Sunday, September 4, 2011

Questioning Faith

It is election season again (and yes, I plan to break down the Republican candidates again soon like I did last time, so look forward to that).

But right now, I want to bring a TIME magazine article to your attention.

It is called Articles of Faith: What Journalists Should Be Asking Politicians About Religion. In the article Amy Sullivan lists her Ten Commandments for what kind of questions journalists should ask people running for office.

Here is a quick glimpse:

  1. Be relevant. You can ask: "1) Would your religious beliefs have any bearing on the actions you would take in office? and 2) if so, how?
  2. Focus on policy questions. That's what matters.
  3. Personal belief questions don't matter unless it will impact their policies.
  4. Don't try to make them accountable to everything that anyone around them (or who supports them) says. Allow for degrees of separation.
  5. But, ask about the Jeremiah Wrights.
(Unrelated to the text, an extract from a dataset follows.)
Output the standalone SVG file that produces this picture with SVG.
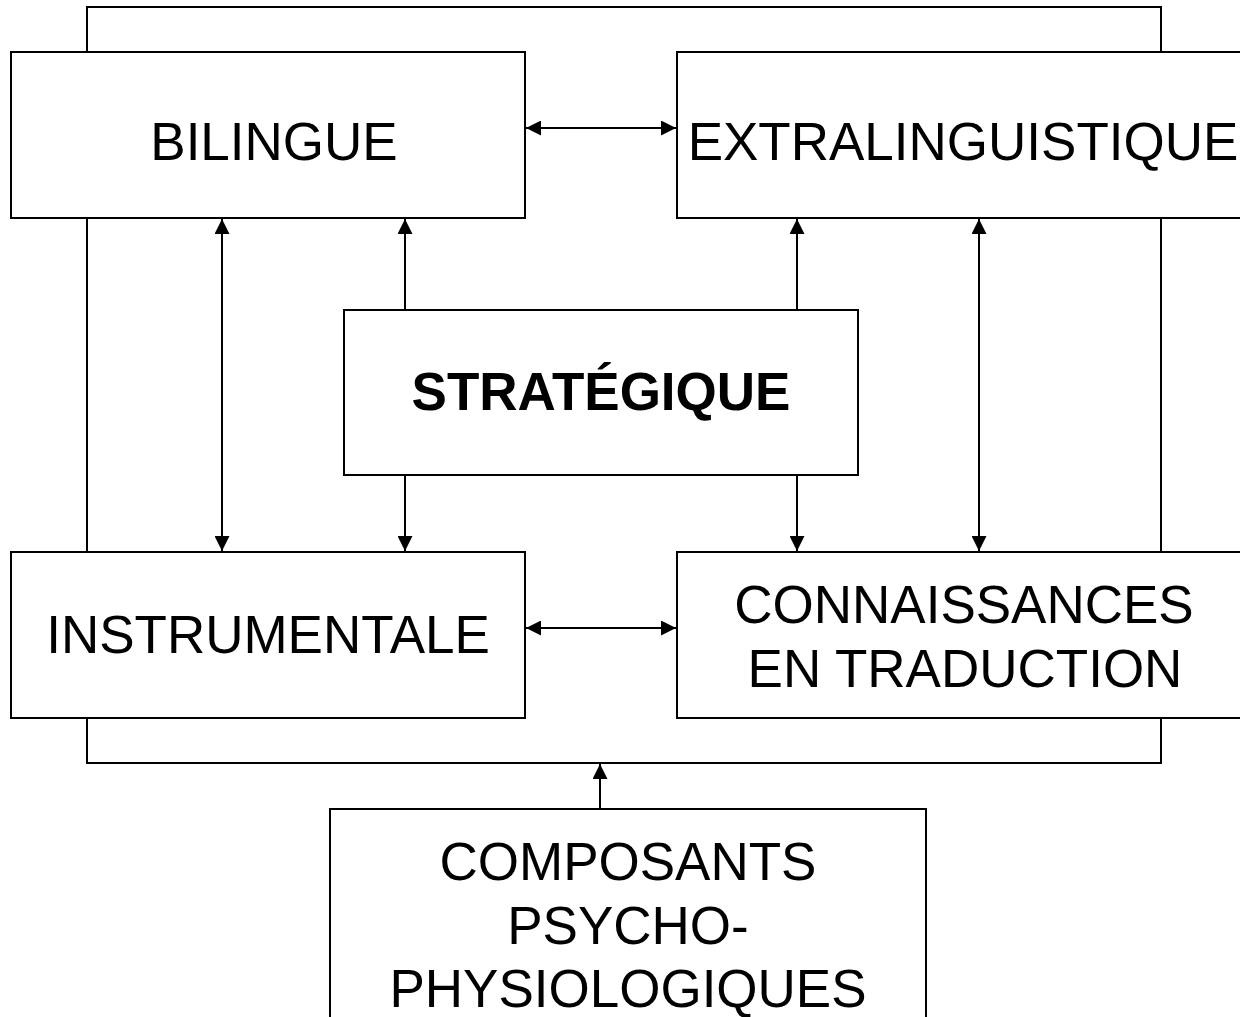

Those who have clearly impacted the candidate are fair for questioning.
  6. But, even though it is fair game, make sure you understand the context. i.e. is it normal in the context of church or theological community.
  7. Know what the language means. i.e. If they feel called to do something that doesn't mean that they have had a direct message from God to take over America.
  8. Know the difference between their cultural language and code words that they may use to win supporters.
  9. Stop using the word "devout" it doesn't mean anything. Be more specific.
  10. Be consistent and don't discriminate.*
*Note: all of this is my trying to distill it down, if you want more clarification, read what she wrote.

So, what do you think of these rules? Do you agree? What would you add?